バヒド・ハリルホジッチ監督(63)が就任から3連勝を飾った。日本代表監督として史上2人目。手応えは開始15分で明らかになった。開始からずっと立っていた指揮官は前半15分で1度ベンチに戻り、腰掛けた。試合のたび、選手には「(開始)10分で相手を把握しろ」と指示。その10分間で選手たちは2-0と一気に畳みかけた。指揮官は余分に5分かけ、明らかな相手との力関係から勝負アリとみたのだろう。「美しい勝利に満足している。フットボールとして素晴らしいものを提供できた」と口にした。

 後半は5日後のW杯アジア2次予選初戦シンガポール戦(16日、埼玉)を見すえ本田ら主力を計画的に交代させた。この試合は同予選に向けたテストマッチ。それでも前日10日に「W杯は明日から始まると思っている」と“開幕”を宣言。ピッチには「今日はかなりテクニックのある選手を選んだ」と本田やMF香川、宇佐美を並べたベスト布陣を送り出した。

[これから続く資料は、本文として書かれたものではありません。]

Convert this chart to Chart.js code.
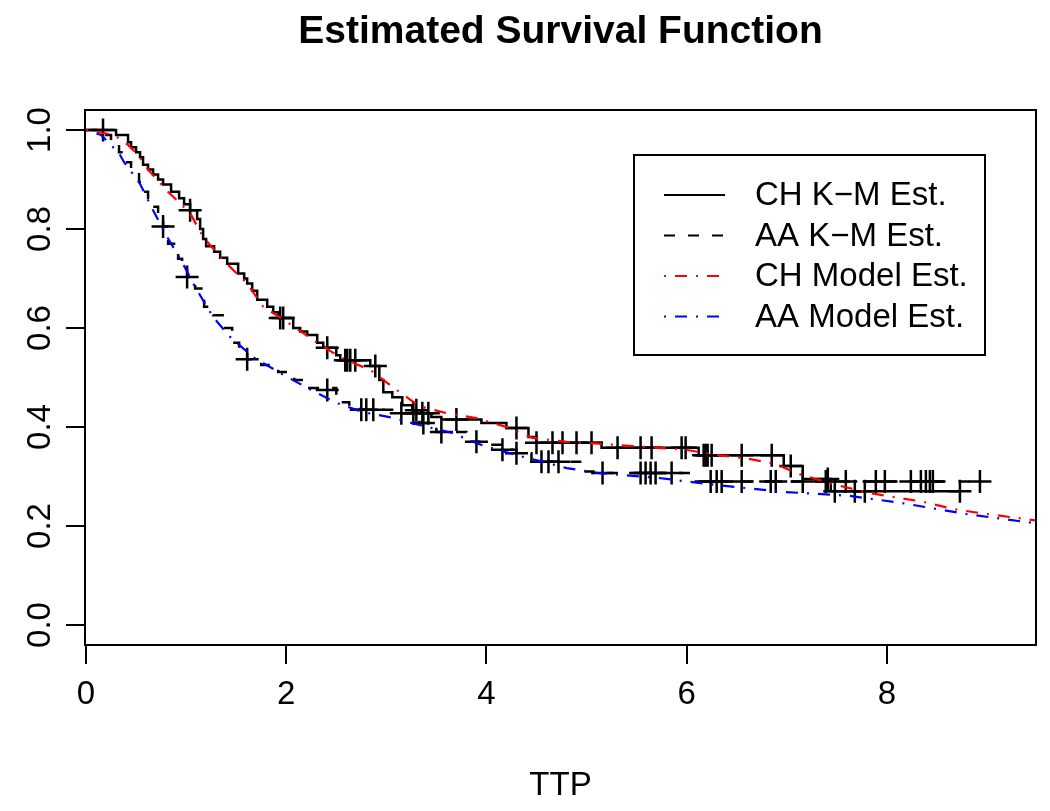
<!DOCTYPE html>
<html>
<head>
<meta charset="utf-8">
<script src="https://cdn.jsdelivr.net/npm/chart.js@4"></script>
<style>
  body { margin: 0; background: #fff; }
  canvas { display: block; }
</style>
</head>
<body>
<canvas id="grafico" width="1050" height="811"></canvas>
<script>
// Kaplan-Meier CH (escalones: tiempo, supervivencia)
const chKmT = [0, 0.30, 0.42, 0.45, 0.50, 0.54, 0.57, 0.62, 0.67, 0.72, 0.77, 0.85, 0.93, 0.98, 1.04, 1.11, 1.14, 1.17, 1.20, 1.28, 1.34, 1.41, 1.52, 1.58, 1.61, 1.66, 1.71, 1.81, 1.87, 1.92, 2.07, 2.14, 2.21, 2.31, 2.37, 2.50, 2.54, 2.84, 2.93, 2.97, 3.06, 3.16, 3.26, 3.35, 3.45, 3.55, 3.95, 4.20, 4.42, 4.50, 5.15, 6.12, 6.97, 7.16, 7.44, 8.73];
const chKmS = [1.0, 0.99, 0.975, 0.965, 0.955, 0.945, 0.93, 0.92, 0.91, 0.90, 0.89, 0.875, 0.862, 0.85, 0.838, 0.82, 0.80, 0.78, 0.765, 0.754, 0.742, 0.73, 0.71, 0.70, 0.69, 0.675, 0.657, 0.643, 0.632, 0.62, 0.60, 0.593, 0.586, 0.57, 0.56, 0.545, 0.535, 0.523, 0.495, 0.47, 0.46, 0.444, 0.434, 0.428, 0.42, 0.415, 0.408, 0.398, 0.38, 0.368, 0.358, 0.343, 0.321, 0.295, 0.27, 0.27];

// Kaplan-Meier AA
const aaKmT = [0, 0.15, 0.25, 0.33, 0.38, 0.45, 0.53, 0.58, 0.62, 0.65, 0.72, 0.77, 0.82, 0.88, 0.92, 0.96, 1.01, 1.09, 1.18, 1.27, 1.39, 1.46, 1.53, 1.61, 1.75, 1.92, 2.08, 2.21, 2.50, 2.63, 2.74, 3.10, 3.33, 3.50, 3.80, 3.93, 4.15, 4.30, 4.45, 4.95, 5.07, 6.05, 8.93];
const aaKmS = [1.0, 0.99, 0.975, 0.955, 0.935, 0.915, 0.895, 0.875, 0.86, 0.845, 0.82, 0.805, 0.77, 0.755, 0.74, 0.72, 0.703, 0.68, 0.643, 0.626, 0.60, 0.57, 0.555, 0.537, 0.525, 0.511, 0.495, 0.479, 0.45, 0.44, 0.435, 0.428, 0.408, 0.39, 0.37, 0.364, 0.354, 0.347, 0.33, 0.31, 0.307, 0.29, 0.29];

// Observaciones censuradas
const chCensT = [0.17, 1.04, 1.94, 1.97, 2.41, 2.59, 2.61, 2.64, 2.69, 2.89, 3.30, 3.36, 3.42, 3.70, 4.30, 4.50, 4.66, 4.76, 4.90, 5.05, 5.31, 5.54, 5.65, 5.95, 5.99, 6.17, 6.19, 6.21, 6.25, 6.55, 6.85, 7.04, 7.41, 7.48, 7.68, 7.78, 8.73];
const chCensS = [1.0, 0.838, 0.62, 0.62, 0.56, 0.535, 0.535, 0.535, 0.535, 0.523, 0.434, 0.428, 0.428, 0.415, 0.398, 0.368, 0.368, 0.368, 0.368, 0.368, 0.358, 0.358, 0.358, 0.358, 0.358, 0.343, 0.343, 0.343, 0.343, 0.343, 0.343, 0.321, 0.295, 0.27, 0.27, 0.27, 0.27];
const aaCensT = [0.77, 1.01, 1.61, 2.41, 2.75, 2.80, 2.87, 3.15, 3.27, 3.37, 3.55, 3.90, 4.16, 4.30, 4.55, 4.62, 4.72, 5.16, 5.54, 5.59, 5.64, 5.69, 5.85, 6.24, 6.30, 6.35, 6.55, 6.84, 6.89, 7.16, 7.39, 7.59, 7.89, 7.98, 8.24, 8.34, 8.39, 8.43, 8.46, 8.93];
const aaCensS = [0.805, 0.703, 0.537, 0.475, 0.435, 0.435, 0.435, 0.428, 0.428, 0.408, 0.39, 0.37, 0.354, 0.347, 0.33, 0.33, 0.33, 0.307, 0.307, 0.307, 0.307, 0.307, 0.307, 0.29, 0.29, 0.29, 0.29, 0.29, 0.29, 0.29, 0.29, 0.29, 0.29, 0.29, 0.29, 0.29, 0.29, 0.29, 0.29, 0.29];

// Curvas del modelo
const chModT = [0, 0.28, 0.42, 0.52, 0.62, 0.80, 1.04, 1.17, 1.37, 1.61, 1.77, 2.01, 2.31, 2.54, 2.84, 3.06, 3.33, 3.60, 3.90, 4.20, 4.46, 4.80, 5.09, 5.42, 5.99, 6.32, 6.59, 6.89, 7.12, 7.46, 7.79, 8.36, 8.67, 8.97, 9.50];
const chModS = [1.0, 0.99, 0.97, 0.95, 0.92, 0.879, 0.832, 0.784, 0.737, 0.69, 0.643, 0.612, 0.57, 0.541, 0.515, 0.481, 0.442, 0.428, 0.418, 0.40, 0.378, 0.37, 0.367, 0.362, 0.354, 0.343, 0.337, 0.325, 0.305, 0.285, 0.268, 0.249, 0.234, 0.225, 0.211];
const aaModT = [0, 0.15, 0.33, 0.38, 0.53, 0.67, 0.81, 0.95, 1.09, 1.27, 1.44, 1.67, 1.94, 2.21, 2.51, 2.77, 3.03, 3.33, 3.66, 3.93, 4.30, 4.56, 4.80, 5.12, 5.72, 6.29, 6.96, 7.62, 8.13, 8.80, 9.50];
const aaModS = [1.0, 0.99, 0.953, 0.935, 0.895, 0.838, 0.784, 0.737, 0.683, 0.622, 0.582, 0.541, 0.509, 0.479, 0.448, 0.43, 0.42, 0.404, 0.388, 0.365, 0.343, 0.33, 0.317, 0.307, 0.297, 0.283, 0.269, 0.261, 0.247, 0.224, 0.205];

// Marcas de los ejes
const xTicks = [0, 2, 4, 6, 8];
const yTicks = [0.0, 0.2, 0.4, 0.6, 0.8, 1.0];

const fuente = '"Liberation Sans", Arial, Helvetica, sans-serif';

function puntos(t, s) {
    return t.map((v, i) => ({ x: v, y: s[i] }));
}

// Marco alrededor del area del grafico y leyenda
const marco = {
    id: 'marco',
    afterDraw(chart) {
        const { ctx, chartArea: a } = chart;
        ctx.save();
        ctx.strokeStyle = '#000';
        ctx.lineWidth = 2;
        ctx.strokeRect(a.left, a.top, a.right - a.left, a.bottom - a.top);

        // leyenda
        const bx = a.right - 402, by = a.top + 45;
        ctx.strokeRect(bx, by, 351, 200);
        const orden = [2, 3, 0, 1];
        orden.forEach((idx, i) => {
            const ds = chart.data.datasets[idx];
            const y = by + 40 + i * 40.5;
            ctx.beginPath();
            ctx.setLineDash(ds.borderDash || []);
            ctx.strokeStyle = ds.borderColor;
            ctx.lineWidth = 2;
            ctx.moveTo(bx + 30, y);
            ctx.lineTo(bx + 91, y);
            ctx.stroke();
            ctx.setLineDash([]);
            ctx.fillStyle = '#000';
            ctx.font = '33px ' + fuente;
            ctx.textAlign = 'left';
            ctx.textBaseline = 'middle';
            ctx.fillText(ds.label, bx + 121, y + 1);
        });
        ctx.restore();
    }
};

const censura = {
    showLine: false,
    pointStyle: 'cross',
    pointRadius: 11.5,
    pointBorderWidth: 2.5,
    pointBorderColor: '#000',
    borderColor: '#000',
    order: 2
};

const ctx = document.getElementById('grafico').getContext('2d');
const grafico = new Chart(ctx, {
    type: 'scatter',
    data: {
        datasets: [
            {
                label: 'CH Model Est.',
                data: puntos(chModT, chModS),
                showLine: true,
                borderColor: '#ff0000',
                borderWidth: 2.2,
                borderDash: [2, 9, 12, 9],
                pointRadius: 0,
                order: 0
            },
            {
                label: 'AA Model Est.',
                data: puntos(aaModT, aaModS),
                showLine: true,
                borderColor: '#0000ff',
                borderWidth: 2.2,
                borderDash: [2, 9, 12, 9],
                pointRadius: 0,
                order: 0
            },
            {
                label: 'CH K\u2212M Est.',
                data: puntos(chKmT, chKmS),
                showLine: true,
                stepped: true,
                borderColor: '#000',
                borderWidth: 2.5,
                pointRadius: 0,
                order: 1
            },
            {
                label: 'AA K\u2212M Est.',
                data: puntos(aaKmT, aaKmS),
                showLine: true,
                stepped: true,
                borderColor: '#000',
                borderWidth: 2.5,
                borderDash: [11, 13],
                pointRadius: 0,
                order: 1
            },
            Object.assign({ label: 'CH censura', data: puntos(chCensT, chCensS) }, censura),
            Object.assign({ label: 'AA censura', data: puntos(aaCensT, aaCensS) }, censura)
        ]
    },
    options: {
        responsive: false,
        animation: false,
        layout: { padding: { left: 0, right: 11, top: 0, bottom: 0 } },
        plugins: {
            legend: { display: false },
            tooltip: { enabled: false },
            title: {
                display: true,
                text: 'Estimated Survival Function',
                fullSize: false,
                color: '#000',
                font: { family: fuente, size: 39, weight: 'bold' },
                padding: { top: 9, bottom: 54.2 }
            }
        },
        scales: {
            x: {
                type: 'linear',
                min: -0.01,
                max: 9.49,
                afterBuildTicks: s => { s.ticks = xTicks.map(v => ({ value: v })); },
                afterFit: s => { s.height = 166; },
                border: { display: false },
                grid: { drawOnChartArea: false, drawTicks: true, tickLength: 19, color: '#000', lineWidth: 2 },
                ticks: {
                    color: '#000',
                    autoSkip: false,
                    maxRotation: 0,
                    padding: 11,
                    font: { family: fuente, size: 33 },
                    callback: v => String(v)
                },
                title: {
                    display: true,
                    text: 'TTP',
                    color: '#000',
                    font: { family: fuente, size: 33 },
                    padding: { top: 0, bottom: 5 }
                }
            },
            y: {
                type: 'linear',
                min: -0.0404,
                max: 1.0404,
                afterBuildTicks: s => { s.ticks = yTicks.map(v => ({ value: v })); },
                afterFit: s => { s.width = 85; },
                border: { display: false },
                grid: { drawOnChartArea: false, drawTicks: true, tickLength: 19, color: '#000', lineWidth: 2 },
                ticks: {
                    color: '#000',
                    autoSkip: false,
                    minRotation: 90,
                    maxRotation: 90,
                    crossAlign: 'center',
                    padding: 2,
                    font: { family: fuente, size: 33 },
                    callback: v => v.toFixed(1)
                }
            }
        }
    },
    plugins: [marco]
});
</script>
</body>
</html>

 今回の活動を見すえ4月末から欧州視察に出掛けた。試合を見て、夜には選手を集めてともに食事をとり“ハリルの晩さん”で相互理解を深めた。その場でシーズン佳境を迎えていた欧州組の選手に、いつから代表に合流できるか、まるで“圧迫面接”ともいえる勢いで聞いて回った。

 自ら動いて熱望する海外組の段階的早期招集への道筋をつけ、この日の快勝につなげた。満足げに「予選に向け素晴らしい門出だ。選手にブラボーと、全国のみなさんにありがとうと言いたい」と結んだ。【八反誠】

 ◆就任初戦から国際Aマッチ3連勝 ハリルホジッチ監督が就任初戦となった3月27日のチュニジア戦から3戦全勝。初采配からAマッチ3連勝は、Jリーグ創設時に監督だったオフト体制以降初めて。それ以前には長沼健監督が、63年の第1次体制時に初戦から3連勝、72年の第2次体制でも3連勝を記録しており、ハリルホジッチ監督が史上2人目。